INPUT RECORDS:
++++

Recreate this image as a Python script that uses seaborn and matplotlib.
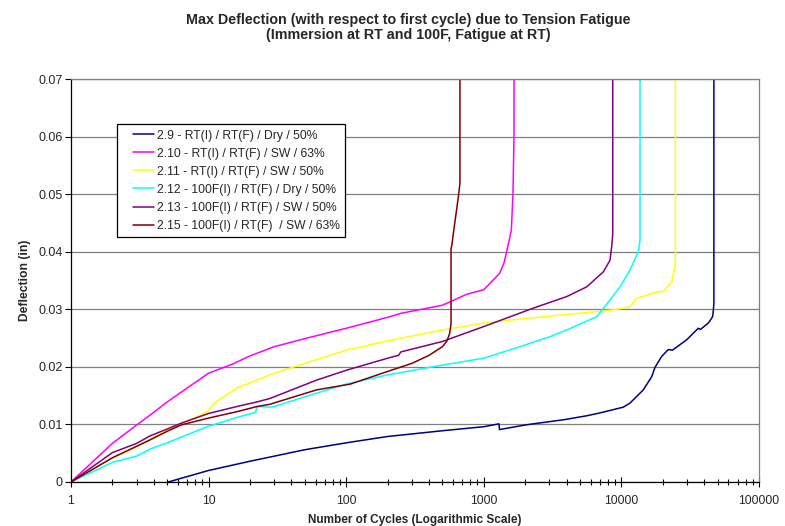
import numpy as np
import pandas as pd
import matplotlib
matplotlib.use("Agg")
import matplotlib.pyplot as plt
from matplotlib.lines import Line2D
from matplotlib.legend_handler import HandlerBase
from matplotlib.ticker import FixedLocator, FuncFormatter, NullFormatter
import seaborn as sns

# Specimen labels and line colours
labels = [
    "2.9 - RT(I) / RT(F) / Dry / 50%",
    "2.10 - RT(I) / RT(F) / SW / 63%",
    "2.11 - RT(I) / RT(F) / SW / 50%",
    "2.12 - 100F(I) / RT(F) / Dry / 50%",
    "2.13 - 100F(I) / RT(F) / SW / 50%",
    "2.15 - 100F(I) / RT(F)  / SW / 63%",
]
colors = ["#000080", "#FF00FF", "#FFFF00", "#00FFFF", "#800080", "#800000"]

# 2.9 - RT(I) / RT(F) / Dry / 50%
cyc_29 = [5.1, 10, 20, 50, 100, 200, 500, 1000, 1290, 1300, 2000, 2290, 3780,
          5600, 6990, 10330, 11540, 14430, 16600, 17540, 19600, 21900, 23500,
          29800, 36200, 37500, 42800, 46000, 46600, 47000, 47000]
def_29 = [0, 0.0020, 0.0036, 0.0056, 0.0068, 0.0079, 0.0089, 0.0096, 0.0101,
          0.0091, 0.0099, 0.0101, 0.0108, 0.0115, 0.0120, 0.0130, 0.0137,
          0.0160, 0.0183, 0.0199, 0.0218, 0.0230, 0.0229, 0.0247, 0.0267,
          0.0265, 0.0276, 0.0287, 0.0299, 0.0310, 0.0750]

# 2.10 - RT(I) / RT(F) / SW / 63%
cyc_210 = [1, 2, 3, 3.75, 5, 10, 15, 20, 30, 50, 100, 200, 250, 500, 750,
           1000, 1300, 1400, 1466, 1585, 1630, 1657, 1660]
def_210 = [0, 0.0067, 0.0099, 0.0116, 0.0139, 0.0189, 0.0205, 0.0219, 0.0235,
           0.0249, 0.0267, 0.0286, 0.0293, 0.0307, 0.0326, 0.0334, 0.0362,
           0.0380, 0.0400, 0.0437, 0.0501, 0.0600, 0.0750]

# 2.11 - RT(I) / RT(F) / SW / 50%
cyc_211 = [1, 2, 3, 3.75, 5, 6.3, 9, 10, 11, 16, 22.4, 30, 50, 100, 200, 500,
           1000, 2000, 3000, 6610, 8730, 11540, 12900, 18050, 20170, 23200,
           24540, 24700, 24700]
def_211 = [0, 0.0042, 0.0061, 0.0074, 0.0090, 0.0101, 0.0118, 0.0124, 0.0137,
           0.0163, 0.0177, 0.0189, 0.0206, 0.0229, 0.0245, 0.0264, 0.0276,
           0.0284, 0.0288, 0.0296, 0.0299, 0.0304, 0.0319, 0.0330, 0.0331,
           0.0348, 0.0374, 0.0397, 0.0750]

# 2.12 - 100F(I) / RT(F) / Dry / 50%
cyc_212 = [1, 2, 3, 3.75, 5, 10, 11.1, 16, 22, 22.4, 28, 30, 50, 100, 200, 500,
           888, 1000, 2000, 2290, 3000, 4000, 6610, 8260, 9770, 11540, 13270,
           13650, 13650]
def_212 = [0, 0.0034, 0.0045, 0.0057, 0.0068, 0.0097, 0.0100, 0.0112, 0.0121,
           0.0131, 0.0130, 0.0131, 0.0148, 0.0170, 0.0186, 0.0203, 0.0213,
           0.0215, 0.0238, 0.0243, 0.0252, 0.0264, 0.0287, 0.0316, 0.0339,
           0.0368, 0.0400, 0.0420, 0.0750]

# 2.13 - 100F(I) / RT(F) / SW / 50%
cyc_213 = [1, 2, 3, 3.75, 5, 6.3, 10, 16, 22.4, 27.9, 61, 100, 200, 240, 250,
           500, 1000, 2290, 4000, 5600, 7390, 8260, 8500, 8650, 8650]
def_213 = [0, 0.0051, 0.0067, 0.0080, 0.0092, 0.0102, 0.0119, 0.0131, 0.0139,
           0.0145, 0.0177, 0.0194, 0.0215, 0.0220, 0.0226, 0.0244, 0.0270,
           0.0302, 0.0322, 0.0339, 0.0365, 0.0385, 0.0409, 0.0430, 0.0750]

# 2.15 - 100F(I) / RT(F) / SW / 63%
cyc_215 = [1, 2, 3.75, 5, 6.3, 10, 16, 22.4, 27.9, 61, 107, 200, 300, 400, 500,
           540, 565, 578, 578, 585, 601, 653, 671, 671]
def_215 = [0, 0.0042, 0.0073, 0.0088, 0.0099, 0.0111, 0.0122, 0.0131, 0.0135,
           0.0160, 0.0170, 0.0192, 0.0206, 0.0220, 0.0235, 0.0245, 0.0258,
           0.0275, 0.0406, 0.0410, 0.0432, 0.0495, 0.0519, 0.0750]

series = [(cyc_29, def_29), (cyc_210, def_210), (cyc_211, def_211),
          (cyc_212, def_212), (cyc_213, def_213), (cyc_215, def_215)]

frames = []
for lab, (c, d) in zip(labels, series):
    frames.append(pd.DataFrame({"cycles": c, "deflection": d, "specimen": lab}))
df = pd.concat(frames, ignore_index=True)

sns.set_style("white")
plt.rcParams["font.family"] = ["Liberation Sans", "DejaVu Sans"]

fig = plt.figure(figsize=(7.85, 5.26), dpi=100)
ax = fig.add_axes([0.0904, 0.0837, 0.8765, 0.7661])

sns.lineplot(data=df, x="cycles", y="deflection", hue="specimen",
             hue_order=labels, palette=dict(zip(labels, colors)),
             estimator=None, sort=False, units="specimen", lw=1.1, ax=ax,
             legend=False)

ax.set_xscale("log")
ax.set_xlim(1, 100000)
ax.set_ylim(0, 0.07)

ax.xaxis.set_major_locator(FixedLocator([1, 10, 100, 1000, 10000, 100000]))
ax.xaxis.set_major_formatter(FuncFormatter(lambda v, p: f"{v:g}"))
minors = [m * 10 ** e for e in range(0, 5) for m in range(2, 10)]
ax.xaxis.set_minor_locator(FixedLocator(minors))
ax.xaxis.set_minor_formatter(NullFormatter())

yt = [0, 0.01, 0.02, 0.03, 0.04, 0.05, 0.06, 0.07]
ax.yaxis.set_major_locator(FixedLocator(yt))
ax.yaxis.set_major_formatter(FuncFormatter(lambda v, p: "0" if v == 0 else f"{v:.2f}"))

ax.grid(True, axis="y", color="#808080", lw=0.9)
ax.grid(False, axis="x")
ax.set_axisbelow(True)

for side in ["left", "bottom"]:
    ax.spines[side].set_color("black")
    ax.spines[side].set_linewidth(0.9)
for side in ["top", "right"]:
    ax.spines[side].set_color("#808080")
    ax.spines[side].set_linewidth(0.9)

ax.tick_params(axis="x", which="major", direction="inout", length=7, width=0.8,
               color="black", labelsize=8.8, pad=6, bottom=True)
ax.tick_params(axis="x", which="minor", direction="inout", length=4, width=0.8,
               color="black", bottom=True)
ax.tick_params(axis="y", which="major", direction="out", length=4, width=0.8,
               color="black", labelsize=9, pad=2, left=True)

ax.set_xlabel("Number of Cycles (Logarithmic Scale)", fontsize=8.5,
              fontweight="bold", labelpad=5)
ax.set_ylabel("Deflection (in)", fontsize=8.7, fontweight="bold", labelpad=5)

fig.text(0.52, 0.976, "Max Deflection (with respect to first cycle) due to Tension Fatigue\n"
         "(Immersion at RT and 100F, Fatigue at RT)", ha="center", va="top",
         fontsize=10.3, fontweight="bold", linespacing=1.15)


class InsetLineHandler(HandlerBase):
    """Legend key drawn as a short line in the right part of the key box."""

    def create_artists(self, legend, orig_handle, xdescent, ydescent, width,
                       height, fontsize, trans):
        y = height / 2 - ydescent
        x0 = -xdescent + 0.34 * width
        x1 = -xdescent + width
        line = Line2D([x0, x1], [y, y], color=orig_handle.get_color(),
                      lw=orig_handle.get_linewidth(), transform=trans)
        return [line]


handles = [Line2D([], [], color=c, lw=1.1) for c in colors]
leg = ax.legend(handles, labels, loc="upper left", bbox_to_anchor=(0.0669, 0.888),
                fontsize=8.7, frameon=True, fancybox=False, edgecolor="black",
                framealpha=1, handlelength=2.6, handletextpad=0.25,
                labelspacing=0.5, borderpad=0.45, borderaxespad=0,
                handler_map={Line2D: InsetLineHandler()})
leg.get_frame().set_linewidth(0.9)

fig.savefig("out.png", dpi=100)
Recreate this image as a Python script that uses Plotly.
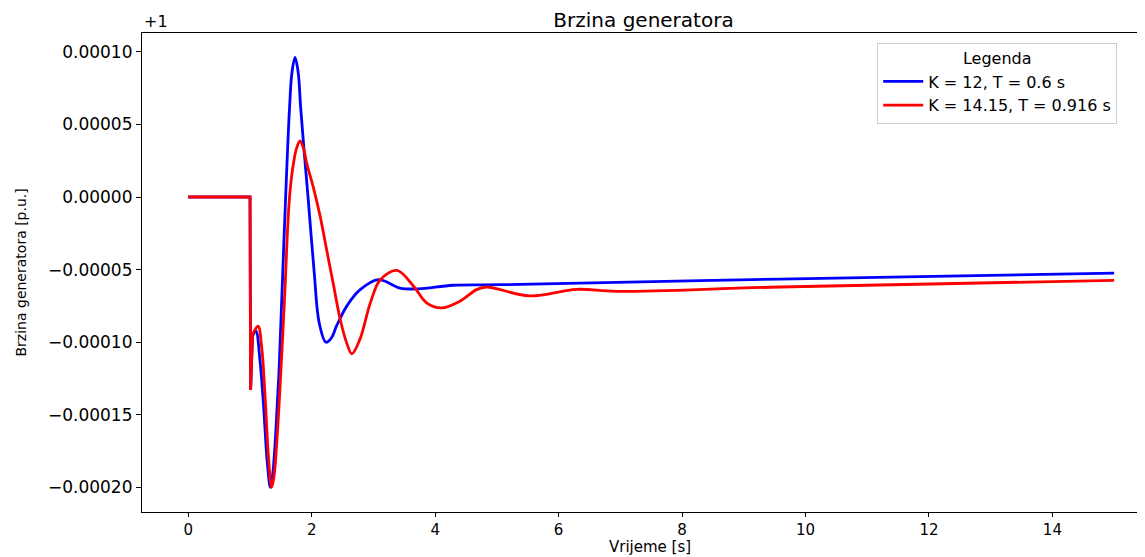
import plotly.graph_objects as go

# ---- data (deviation from 1 p.u.) ----
t_blue = [0.0, 1.0, 1.01, 1.04, 1.095, 1.16, 1.22, 1.28, 1.33, 1.37, 1.42, 1.47, 1.52,
          1.58, 1.64, 1.68, 1.73, 1.78, 1.82, 1.88, 1.94, 2.04, 2.12, 2.23, 2.32, 2.40,
          2.57, 2.78, 3.08, 3.43, 3.73, 4.29, 5.05, 9.58, 15.0]
v_blue = [0.0, 0.0, -1.33e-4, -9.6e-5, -9.24e-5, -1.12e-4, -1.44e-4, -1.83e-4, -2.0e-4,
          -1.9e-4, -1.6e-4, -1.2e-4, -6.4e-5, 3e-6, 6.1e-5, 8.6e-5, 9.62e-5, 8.6e-5,
          6.2e-5, 3.0e-5, 0.0, -5.2e-5, -8.65e-5, -1.0e-4, -9.7e-5, -8.9e-5, -7.5e-5,
          -6.4e-5, -5.69e-5, -6.27e-5, -6.33e-5, -6.08e-5, -6.04e-5, -5.65e-5, -5.24e-5]

t_red = [0.0, 1.0, 1.01, 1.04, 1.13, 1.19, 1.25, 1.30, 1.35, 1.39, 1.44, 1.50, 1.57,
         1.60, 1.63, 1.66, 1.70, 1.75, 1.81, 1.87, 1.92, 2.03, 2.14, 2.24, 2.35, 2.46,
         2.57, 2.65, 2.78, 2.95, 3.11, 3.38, 3.65, 3.86, 4.10, 4.40, 4.67, 4.83, 5.53,
         6.29, 6.94, 9.58, 15.0]
v_red = [0.0, 0.0, -1.33e-4, -9.5e-5, -8.9e-5, -1.04e-4, -1.42e-4, -1.80e-4, -2.0e-4,
         -1.92e-4, -1.65e-4, -1.2e-4, -6.0e-5, -3.0e-5, -6e-6, 9e-6, 2.2e-5, 3.3e-5,
         3.86e-5, 3.3e-5, 2.3e-5, 6e-6, -1.4e-5, -3.6e-5, -6.0e-5, -8.4e-5, -1.01e-4,
         -1.08e-4, -9.81e-5, -7.29e-5, -5.7e-5, -5.06e-5, -6.15e-5, -7.29e-5, -7.64e-5,
         -7.18e-5, -6.38e-5, -6.2e-5, -6.81e-5, -6.36e-5, -6.5e-5, -6.2e-5, -5.74e-5]

names = ["K = 12, T = 0.6 s", "K = 14.15, T = 0.916 s"]
colors = ["#0000ff", "#ff0000"]

x_ticks = [0, 2, 4, 6, 8, 10, 12, 14]
y_ticks = [1e-4, 5e-5, 0.0, -5e-5, -1e-4, -1.5e-4, -2e-4]
y_ticktext = ["0.00010", "0.00005", "0.00000", "\u22120.00005", "\u22120.00010",
              "\u22120.00015", "\u22120.00020"]

FONT = "DejaVu Sans"
W, H = 1137, 549   # page body adds an 8 px offset in the browser window

fig = go.Figure()

for t, v, name, col in [(t_blue, v_blue, names[0], colors[0]), (t_red, v_red, names[1], colors[1])]:
    # sharp step section
    fig.add_trace(go.Scatter(x=t[:4], y=v[:4], mode="lines", name=name, legendgroup=name,
                             showlegend=False, line=dict(color=col, width=2.8, shape="linear")))
    # smooth oscillation
    fig.add_trace(go.Scatter(x=t[3:], y=v[3:], mode="lines", name=name, legendgroup=name,
                             showlegend=True,
                             line=dict(color=col, width=2.8, shape="spline", smoothing=1.0)))

fig.update_layout(
    width=W, height=H,
    margin=dict(l=134, r=0, t=25, b=45),
    paper_bgcolor="white", plot_bgcolor="white",
    font=dict(family=FONT, size=16, color="black"),
    showlegend=True,
    title=dict(text="Brzina generatora", x=0.5, xanchor="center", xref="paper",
               y=1 - 12 / H, yref="container", yanchor="middle",
               font=dict(family=FONT, size=20, color="black")),
    legend=dict(x=0.733, y=0.98, xanchor="left", yanchor="top",
                bgcolor="rgba(255,255,255,0.8)", bordercolor="#cccccc", borderwidth=1,
                font=dict(family=FONT, size=16, color="black"),
                title=dict(text="Legenda", side="top center", font=dict(family=FONT, size=16)),
                itemwidth=40, tracegroupgap=0),
)

fig.update_xaxes(range=[-0.75, 15.5], tickvals=x_ticks, ticktext=[str(v) for v in x_ticks],
                 showgrid=False, zeroline=False, showline=True, linecolor="black", linewidth=1.2,
                 mirror=True, ticks="outside", ticklen=4, tickcolor="black", tickwidth=1.2,
                 tickfont=dict(family=FONT, size=15))
fig.update_yaxes(range=[-0.000217, 0.000113], tickvals=y_ticks, ticktext=y_ticktext,
                 showgrid=False, zeroline=False, showline=True, linecolor="black", linewidth=1.2,
                 ticks="outside", ticklen=5, tickcolor="black", tickwidth=1.2,
                 tickfont=dict(family=FONT, size=17))

fig.add_annotation(text="+1", xref="paper", yref="paper", x=0.0, y=1.0, xanchor="left",
                   yanchor="bottom", showarrow=False, font=dict(family=FONT, size=16))
fig.add_annotation(text="Brzina generatora [p.u.]", xref="paper", yref="paper",
                   x=(12 - 134) / 1003, y=0.5, xanchor="center", yanchor="middle",
                   textangle=-90, showarrow=False, font=dict(family=FONT, size=14))
fig.add_annotation(text="Vrijeme [s]", xref="paper", yref="paper",
                   x=(650 - 142) / 1003, y=-(547 - 512) / 479, xanchor="center",
                   yanchor="middle", showarrow=False, font=dict(family=FONT, size=15))

fig.write_html("out.html")
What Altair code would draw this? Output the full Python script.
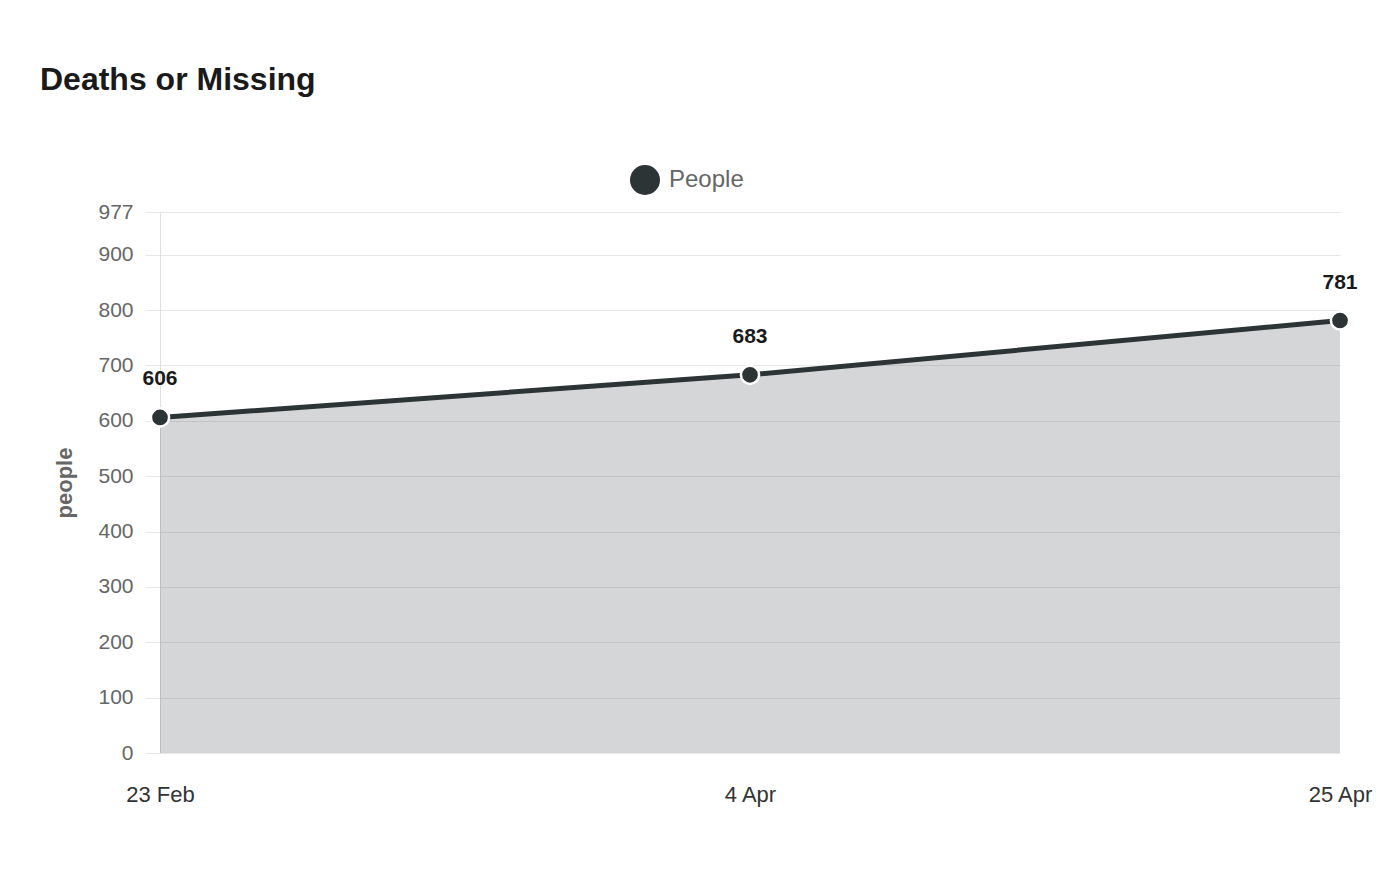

++++

WHAT YOU ARE ASKED TO DO:
Show all lines in the entries above where the word "that" appears.

RESPONSE:
Recreate this image as a Python script that uses seaborn and matplotlib.
Recreate this image as a Python script that uses Plotly.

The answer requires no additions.